Im going to start by posting what the date in the text file looks like, this is just 4 lines of it, the actually file is a couple hundred lines long.

Friday, September 9 2011
-STV 101--------05:00 - 23:59 SSB 4185 Report Printed on 9/08/2011 at 2:37

0-AH 104--------07:00 - 23:00 AH GYM Report Printed on 9/08/2011 at 2:37

-BG 105--------07:00 - 23:00 SH GREAT HALL Report Printed on 9/08/2011 at 2:37

What I want to do with this text file is ignore the first line with the date on it, and then ignore the '-' on the next line but read in the "STV 101", "5:00" and "23:59" save them to variables and then ignore all other characters on that line and then so on for each line after that.

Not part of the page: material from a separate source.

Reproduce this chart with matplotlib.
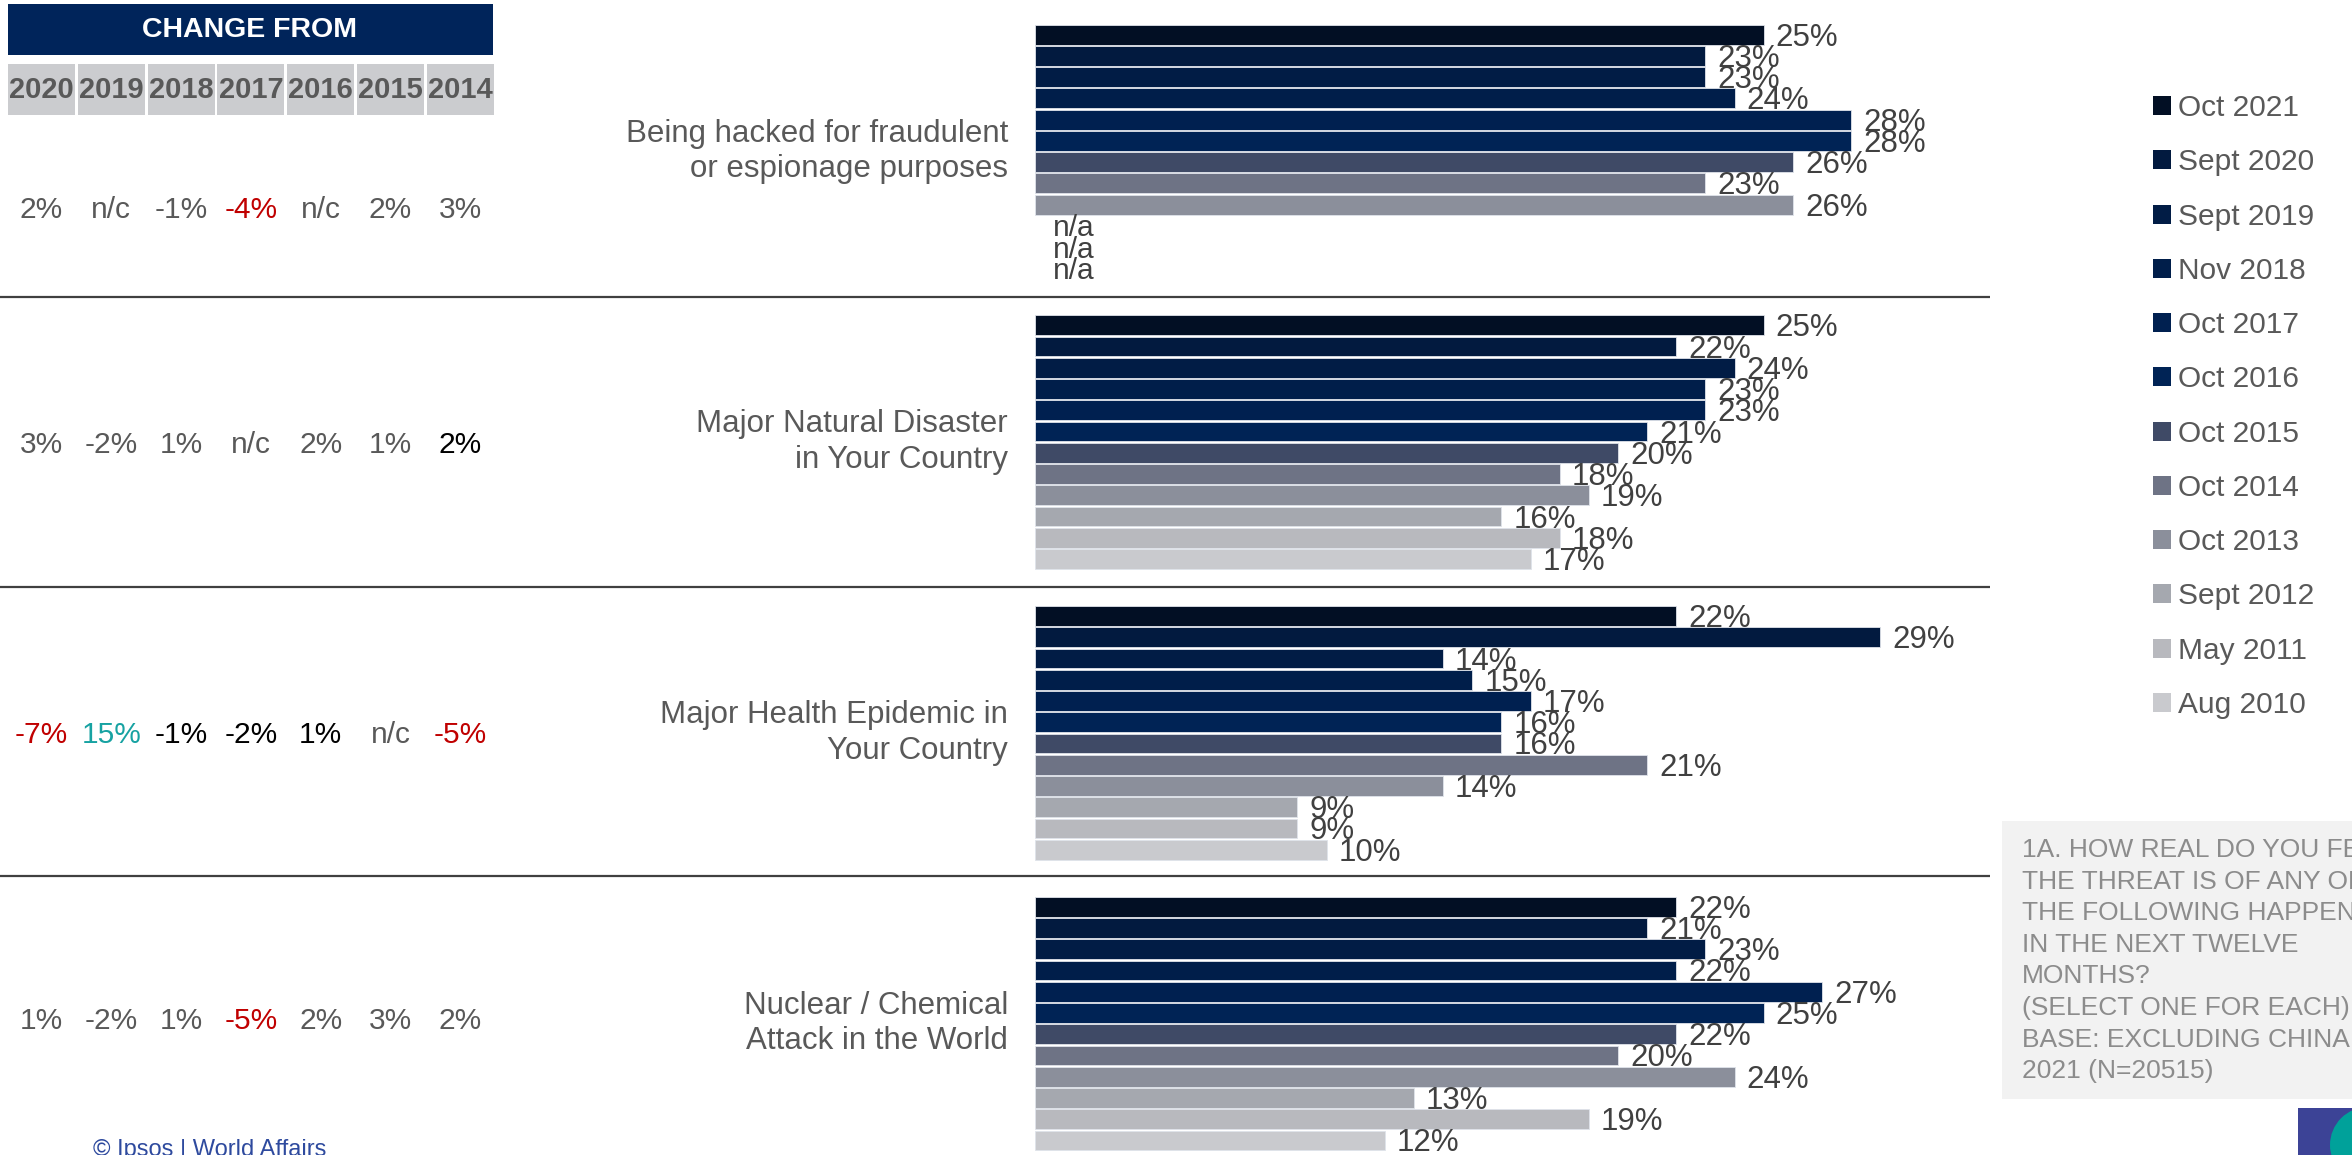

Here is how I am currently reading the lines entirely. And then I just call this function once the user has put the path in the scheduleTxt JTextfield. It can read and print each line out fine.

public void readFile () throws IOException
{
    try
    {
        FileInputStream fstream = new FileInputStream(scheduleTxt.getText());
        DataInputStream in = new DataInputStream(fstream);
        BufferedReader br = new BufferedReader(new InputStreamReader(in));
        String strLine;

        while ((strLine = br.readLine()) != null)   
        {
            System.out.println (strLine);
        }
        in.close();
    }
    catch (Exception e){//Catch exception if any
        System.err.println("Error: " + e.getMessage());
    }
}

UPDATE: it turns out I also need to strip Friday out of the top line and put it in a variable as well Thanks! Beef.


Solution

  • Did not test it thoroughly, but this regular expression would capture the info you need in groups 2, 5 and 7: (Assuming you're only interested in "AH 104" in the example of "0-AH 104----") ^(\S)*-(([^-])*)(-)+((\S)+)\s-\s((\S)+)\s(.)*

        String regex = "^(\\S)*-(([^-])*)(-)+((\\S)+)\\s-\\s((\\S)+)\\s(.)*";
        Pattern pattern = Pattern.compile(regex);
        while ((strLine = br.readLine()) != null){
            Matcher matcher = pattern.matcher(strLine);
            boolean matchFound = matcher.find();
            if (matchFound){
                String s1 = matcher.group(2);
                String s2 = matcher.group(5);
                String s3 = matcher.group(7);
                System.out.println (s1 + " " + s2 + " " + s3);
            }
    
        }
    

    The expression could be tuned with non-capturing groups in order to capture only the information you want.

    Explanation of the regexp's elements:

    1. ^(\S)*- Matches group of non-whitespace characters ended by -. Note: Could have been ^(.)*- instead, would not work if there are whitespaces before the first -.
    2. (([^-])*) Matches group of every character except -.
    3. (-)+ Matches group of one or more -.
    4. ((\S)+) Matches group of one or more non-white-space characters. This is captured in group 5.
    5. \s-\s Matches group of white-space followed by - followed by whitespace.
    6. '((\S)+)' Same as 4. This is captured in group 7.
    7. \s(.)* Matches white-space followed by anything, which will be skipped.

    More info on regular expression can be found on this tutorial. There are also several useful cheatsheets around. When designing/debugging an expression, a regexp testing tool can prove quite useful, too.